The #SBATCH flags --cpus-per-task=4 and --gpus-per-node=4 request 4 GPU cores and 4 GPUs on each node. Accordingly, the torchrun flags are set as --nnodes=$SLURM_NNODES --nproc-per-node=$SLURM_CPUS_PER_TASK, so that the torchrun command runs the program on 4 GPUs on each of the two nodes. That says the program runs on 8 GPUs, and thus the training process happens on 8 batches of data simultaneously.

The flags with rdzv are required by torchrun to coordinate processes across nodes. The --rdzv-backend=c10d is to use a C10d store (by default TCPStore) as the rendezvous backend, the advantage of which is that it requires no 3rd-party dependency. The --rdzv-endpoint=$master_node_ip:1234 is to set up the IP address and the port of the master node. The IP address is obtained in a previous part of the job script.

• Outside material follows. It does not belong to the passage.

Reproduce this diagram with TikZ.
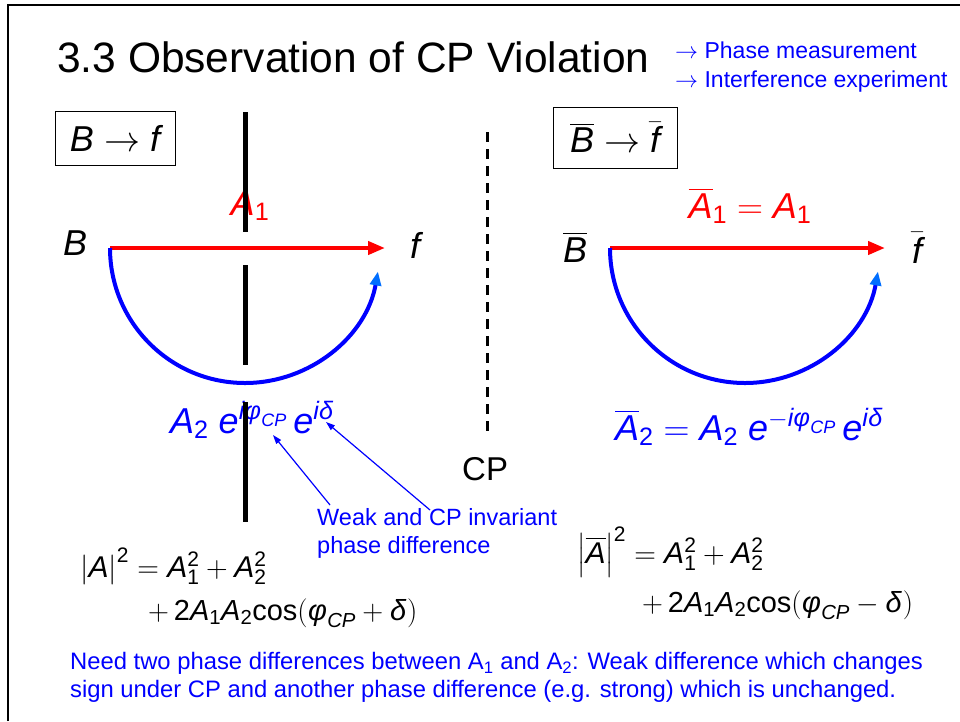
\RequirePackage{fix-cm}
\documentclass[tikz,border=0pt]{standalone}
\usepackage{amsmath}
\usepackage{mathspec}
\setmainfont{Liberation Sans}
\setmathsfont(Digits,Latin,Greek){Liberation Sans}
\usetikzlibrary{arrows.meta}
\definecolor{red}{RGB}{255,0,0}
\definecolor{blue}{RGB}{0,0,255}
\definecolor{tipblue}{RGB}{0,110,255}

\tikzset{
  amp/.style={line width=4pt, red, -{Triangle[length=17pt,width=13pt]}},
  loopamp/.style={line width=4pt, blue, -{Triangle[length=14pt,width=11pt,color=tipblue]}},
  barrier/.style={line width=5pt, black},
  hint/.style={blue, line width=1.2pt, -{Triangle[length=9pt,width=6pt]}},
  procbox/.style={draw, line width=1pt, inner sep=0pt},
  huge/.style={font=\fontsize{36}{42}\selectfont},
  lbl/.style={inner sep=0pt, anchor=base west},
}

\begin{document}
\begin{tikzpicture}[x=1pt, y=1pt]
  \useasboundingbox (0,0) rectangle (960,-721);
  % slide frame
  \draw[line width=2pt] (8,-721) -- (8,-5) -- (960,-5);

  % heading
  \node[lbl, font=\fontsize{42.5}{50}\selectfont] (title) at (57,-72) {3.3 Observation of CP Violation};
  \node[lbl, blue, font=\fontsize{23}{27}\selectfont] (goal1) at (675,-58) {$\rightarrow$ Phase measurement};
  \node[lbl, blue, font=\fontsize{23}{27}\selectfont] (goal2) at (675,-87) {$\rightarrow$ Interference experiment};

  % B -> f
  \node[procbox, huge, minimum width=120pt, minimum height=54pt] (boxL) at (115,-138) {$B\rightarrow f$};
  \node[lbl, huge] (B) at (63,-255) {$B$};
  \node[lbl, huge] (f) at (410,-258) {$f$};
  \node[inner sep=0pt, anchor=base, huge, red] (A1) at (250,-215) {$A_1$};
  \coordinate (startL) at (110,-248);
  \coordinate (endL) at (385,-248);
  \draw[amp] (startL) -- (endL);
  \draw[loopamp] (startL) arc[start angle=180, end angle=350, radius=135];
  \node[lbl, blue, font=\fontsize{36}{42}\selectfont] (A2) at (170,-433) {$A_2\;e^{i\phi_{CP}}\,e^{i\delta}$};

  % Bbar -> fbar
  \node[procbox, huge, minimum width=124pt, minimum height=61pt] (boxR) at (615,-137.5) {$\overline{B}\rightarrow \bar{f}$};
  \node[lbl, huge] (Bbar) at (563,-262) {$\overline{B}$};
  \node[lbl, huge] (fbar) at (912,-263) {$\bar{f}$};
  \node[inner sep=0pt, anchor=base, huge, red] (A1bar) at (750,-218) {$\overline{A}_1 = A_1$};
  \coordinate (startR) at (610,-248);
  \coordinate (endR) at (885,-248);
  \draw[amp] (startR) -- (endR);
  \draw[loopamp] (startR) arc[start angle=180, end angle=350, radius=135];
  \node[lbl, blue, font=\fontsize{36}{42}\selectfont] (A2bar) at (615,-440) {$\overline{A}_2 = A_2\;e^{-i\phi_{CP}}\,e^{i\delta}$};

  % CP mirror
  \draw[line width=3pt, dash pattern=on 10pt off 7pt] (487,-132) -- (487,-433);
  \node[lbl, font=\fontsize{33}{38}\selectfont] (cp) at (462,-480) {CP};

  % phase hints
  \node[inner sep=0pt, anchor=north west, align=left, blue, font=\fontsize{23.5}{28}\selectfont] (weak) at (317,-508) {Weak and CP invariant\\phase difference};
  \coordinate (weakA) at (330,-505);
  \coordinate (weakB) at (430,-510);
  \coordinate (phiCP) at (273,-435);
  \coordinate (delta) at (326,-422);
  \draw[hint] (weakA) -- (phiCP);
  \draw[hint] (weakB) -- (delta);

  % rates
  \node[lbl, font=\fontsize{30}{36}\selectfont] (rateL) at (80,-577) {$\left|A\right|^2 = A_1^2 + A_2^2$};
  \node[lbl, font=\fontsize{29}{36}\selectfont] (rateL2) at (148,-620) {$+\,2A_1A_2\text{cos}(\phi_{CP}+\delta)$};
  \node[lbl, font=\fontsize{30}{36}\selectfont] (rateR) at (577,-563) {$\left|\overline{A}\right|^2 = A_1^2 + A_2^2$};
  \node[lbl, font=\fontsize{29}{36}\selectfont] (rateR2) at (642,-612) {$+\,2A_1A_2\text{cos}(\phi_{CP}-\delta)$};

  % conclusion
  \node[inner sep=0pt, anchor=north west, align=left, blue, font=\fontsize{23.8}{28}\selectfont] (need) at (70,-652) {Need two phase differences between A\textsubscript{1} and A\textsubscript{2}: Weak difference which changes\\sign under CP and another phase difference (e.g. strong) which is unchanged.};

  % cut between the two paths
  \draw[barrier] (245,-112) -- (245,-232);
  \draw[barrier] (245,-265) -- (245,-365);
  \draw[barrier] (245,-402) -- (245,-522);
\end{tikzpicture}
\end{document}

Refer to details of torchrun on this page.

GPU communication across nodes

The NCCL is set as backend in the PyTorch program multinode.py, so that the data communication between GPUs within one node benefits from the high bandwidth of NVLinks, and the data communication between GPUs across nodes benefits from the bandwidth of the Infiniband network.